Alex Katz: The art of optimism

  • Published
Eleuthera (1984) by Alex Katz
Image caption,
The new exhibition places emphasis on Katz's seascapes and summer scenes

At 85, Alex Katz is hailed by some as the most important painter in the US. But acclaim came relatively late in life, perhaps because his work doesn't fit convenient categories. An exhibition of his work has just opened at Turner Contemporary in Margate.

Asked to describe his work, Alex Katz often uses the word "optimistic" - probably uniquely among major contemporary artists.

"Even at art school I couldn't stand the idea that tragedy was good," he says.

Image caption,
Katz was born in Brooklyn in 1927

"To me a painting has to be immediate and of the moment - that's its power - and the medium for the picture is light."

Light suffuses the paintings he's just spent a week hanging at Turner Contemporary in Margate in Kent. The show has transferred from Tate St Ives in Cornwall and consists of a selection of his works from the 1950s onward.

The seaside venues are appropriate. Few of the images feature rooms or closed spaces. You're more likely to encounter a stylised seascape or a beach with good-looking people on it.

The size varies from very small pieces to the huge canvasses 20 feet across, a style he began to explore in the 1990s.

Katz has been influenced by the smooth surfaces of advertising and by the bright images of movies. His is not a world of dark shadows. Sometimes people look for social commentary in Katz's work or a questioning of American values, but he insists there is none.

He has always mixed portraits and landscapes. His best-known recent portrait was of US Vogue's editor-in-chief Anna Wintour, an image which now hangs in the National Portrait Gallery in London.

Image caption,
Katz's portrait of Anna Wintour marked the first time she had ever sat for a painter

The artist was born in Brooklyn in 1927. He spends most of the year in a large studio in SoHo in New York City, moving north each summer to Maine. After a 60-year career, he says he still works virtually every day.

I suggest to him that, for someone born and bred on the US East Coast, there's a particularly West Coast feel to his imagery... but Katz disagrees.

"Maine light is very different from California light. California is hazy and bright but up in Maine it gets very clear. That's why I moved there.

"Further south you get a lot of glare. And the light in Los Angeles is different again - sort of fuzzy and whiteish."

Katz was never taken by the trend for Abstract Expressionism which gripped the generation of American artists before him, such as Rothko and Pollock. Though his work sometimes hints at Pop Art, he says he finds the whole question of labels a distraction.
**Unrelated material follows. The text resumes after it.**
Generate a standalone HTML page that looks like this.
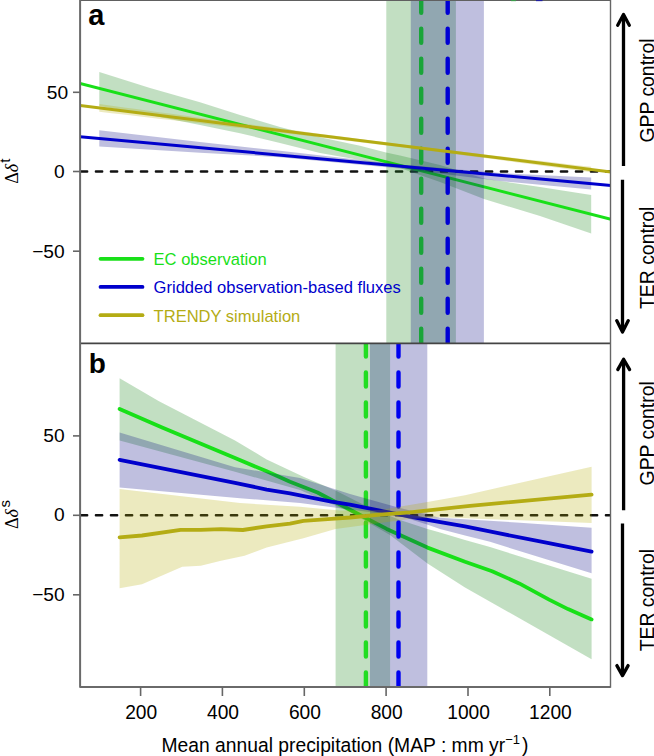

"The style of the paintings in inherent: It comes out of the sub-conscious.

"Labels are just a journalistic thing. Painting gets promoted on the basis of schools or types. It's a synthetic way of determining art. I think of my paintings as realistic and post-abstract."

He says his paintings can sometimes be produced very quickly, in some cases in as little as five hours. But each time, he starts with a very clear idea of where he's going. "I already have sketches and other paintings and there's a drawing on the canvas. The colours are pre-mixed and the brushes are even laid out for the strokes. It's all pre-planned."

"I paint very directly and the paint stays exactly the way I want it. But then the paint can take about three months to settle. The picture goes from shiny to apparently having no shine. In fact if you stand at an angle to the picture, you'll still see the shine."

Katz has a characteristically New York mixture of humour and bluntness. He isn't shy about identifying his influence in the work of artists such as Andy Warhol.

"But that was true even when I was in art school," he says. "People work off what I've done.

"Some artists produce great work but it's closed - there's nothing for other artists to pick up on. Mine seems to be open. Every 10 years, there's another crowd of people taking their cue from it."

Although Katz has made a highly successful career as a painter, and his work can be found in important collections around the world, he was in his 60s before he gained a reputation internationally.

Does he ever wish the big success - and big money - had come earlier?

"Not really: it's just the way the cookie crumbles. I concentrate on my work. These days it's mainly flowers."